Thursday, December 06, 2012

If You Were Here by Jen Lancaster




“If You Were Here,” by Jen Lancaster, chronicles how author Mia and her husband buy and renovate the home used in the movie, “Sixteen Candles.” She is infatuated with the house because of this, which leads her to overlook some minor details, such as the house is crumbling. The renovation journey includes neighbors you wouldn’t want to have, workmen and their less-than-calendar-based sense of time, and an ever-creeping deadline for her Amish-zombie-teen-romance. 

This is a work of fiction, and a departure from Lancaster’s usual biographical works. Regardless, it’s funny, as her writing always is.

Although I’ve never taken on a renovation project this large, I do live in an older home.
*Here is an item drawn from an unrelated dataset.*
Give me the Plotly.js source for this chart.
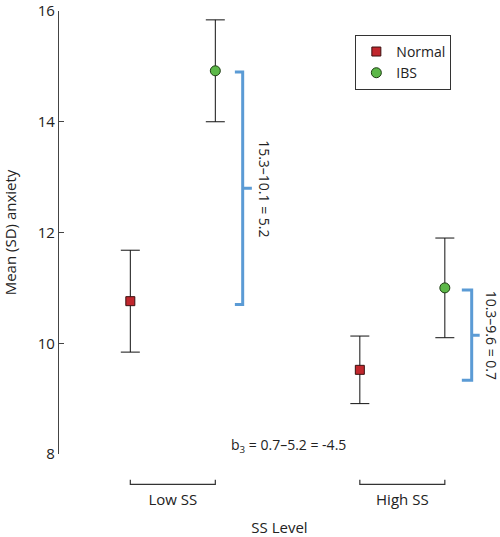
<!DOCTYPE html>
<html>
<head>
<meta charset="utf-8">
<script src="https://cdn.plot.ly/plotly-3.0.1.min.js"></script>
<style>html,body{margin:0;padding:0;background:#fff;}#chart{width:500px;height:537px;}</style>
</head>
<body>
<div id="chart"></div>
<script>
// ---- data ----
var groups = ["Low SS", "High SS"];
var groupPos = [0.5, 3.2];            // group centre on numeric x axis
var seriesNames = ["Normal", "IBS"];
var normalMean = [10.76, 9.52];
var normalSD   = [0.92, 0.61];
var ibsMean    = [14.92, 11.0];
var ibsSD      = [0.92, 0.90];
var bracketLow  = [10.7, 14.9];       // blue brace spans (y values)
var bracketHigh = [9.33, 10.96];
var bracketLowText  = "15.3–10.1 = 5.2";
var bracketHighText = "10.3–9.6 = 0.7";
var b3Text = "b<sub>3</sub> = 0.7–5.2 = -4.5";
var yTicks = [8, 10, 12, 14, 16];

// ---- styling ----
var FONT = "'Open Sans', sans-serif";
var TXT = "#222";
var FS = 14;
var FA = 15;
var off = 0.5;
var xN = groupPos.map(function(g){return g - off;});
var xI = groupPos.map(function(g){return g + off;});

var traces = [
  {
    type: "scatter", mode: "markers", name: seriesNames[0],
    x: xN, y: normalMean,
    error_y: {type: "data", array: normalSD, visible: true, color: "#111", thickness: 1, width: 9.5},
    marker: {symbol: "square", size: 9, color: "#c1272d", line: {color: "#3a1010", width: 1}}
  },
  {
    type: "scatter", mode: "markers", name: seriesNames[1],
    x: xI, y: ibsMean,
    error_y: {type: "data", array: ibsSD, visible: true, color: "#111", thickness: 1, width: 9.5},
    marker: {symbol: "circle", size: 10, color: "#5cb848", line: {color: "#1f3d14", width: 1}}
  }
];

function brace(xv, xEnd, xNotch, y0, y1) {
  var ym = (y0 + y1) / 2;
  return "M" + xEnd + "," + y1 + " L" + xv + "," + y1 + " L" + xv + "," + y0 + " L" + xEnd + "," + y0 +
         " M" + xv + "," + ym + " L" + xNotch + "," + ym;
}
var BLUE = "#5b9bd5";
var shapes = [
  {type: "path", xref: "x", yref: "y", path: brace(1.322, 1.23, 1.43, bracketLow[0], bracketLow[1]),
   line: {color: BLUE, width: 3}},
  {type: "path", xref: "x", yref: "y", path: brace(4.016, 3.90, 4.11, bracketHigh[0], bracketHigh[1]),
   line: {color: BLUE, width: 3}}
];
// category brackets under the x axis
groupPos.forEach(function(g){
  shapes.push({type: "path", xref: "x", yref: "paper",
    path: "M" + (g - off) + ",-0.058 L" + (g - off) + ",-0.0685 L" + (g + off) + ",-0.0685 L" + (g + off) + ",-0.058",
    line: {color: "#333", width: 1.2}});
});

var annotations = [
  {xref: "x", yref: "y", x: 1.585, y: (bracketLow[0] + bracketLow[1]) / 2, text: bracketLowText,
   textangle: 90, showarrow: false, font: {family: FONT, size: FS, color: TXT}},
  {xref: "x", yref: "y", x: 4.25, y: (bracketHigh[0] + bracketHigh[1]) / 2, text: bracketHighText,
   textangle: 90, showarrow: false, font: {family: FONT, size: FS, color: TXT}},
  {xref: "x", yref: "paper", x: 1.855, y: -0.008, text: b3Text, showarrow: false,
   font: {family: FONT, size: FS, color: TXT}}
];

var layout = {
  width: 500, height: 537,
  margin: {l: 59, r: 0, t: 11, b: 82.5},
  paper_bgcolor: "#fff", plot_bgcolor: "#fff",
  font: {family: FONT, size: FS, color: TXT},
  showlegend: true,
  legend: {x: 0.672, y: 0.946, xanchor: "left", yanchor: "top",
           bordercolor: "#333", borderwidth: 1, bgcolor: "#fff",
           font: {family: FONT, size: FS, color: TXT}, tracegroupgap: 0, itemwidth: 30},
  xaxis: {
    range: [-0.839, 4.349], showgrid: false, zeroline: false, showline: false,
    tickvals: groupPos, ticktext: groups, ticks: "", ticklabelstandoff: 35,
    tickfont: {family: FONT, size: FA, color: TXT},
    title: {text: "SS Level", font: {family: FONT, size: FA, color: TXT}, standoff: 19}
  },
  yaxis: {
    range: [8, 16], showgrid: false, zeroline: false, showline: true, linecolor: "#444", linewidth: 1.2,
    tickvals: yTicks, ticks: "inside", ticklen: 5, tickcolor: "#444", tickwidth: 1.2,
    ticklabeloverflow: "allow",
    tickfont: {family: FONT, size: FA, color: TXT},
    title: {text: "Mean (SD) anxiety", font: {family: FONT, size: FA, color: TXT}, standoff: 23}
  },
  shapes: shapes,
  annotations: annotations
};

Plotly.newPlot("chart", traces, layout, {displayModeBar: false, staticPlot: true});
</script>
</body>
</html>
While this is technically fiction, some of the situations may seem like startlingly accurate journalism to anyone who has attempted to bring a home back from the brink.

Just like in her auto-biographical books, Lancaster makes you simultaneously wonder how anyone could make this many poor decisions in such rapid succession, and wish you had the guts to do it yourself.

Everything Jen Lancaster writes makes me:
  1.  Laugh uproariously.
  2. Lament I’m not as funny as she is.
  3. Want to be part of her (somewhat dysfunctional) inner circle.
Aside from the teensy-weensy problem that she doesn’t know I exist, I’m not sure I could keep up with Jen and her friends. I don’t really drink wine. I am, however, an excellent designated driver. I like to believe this compensates for my lack of love for the fruits of the vine.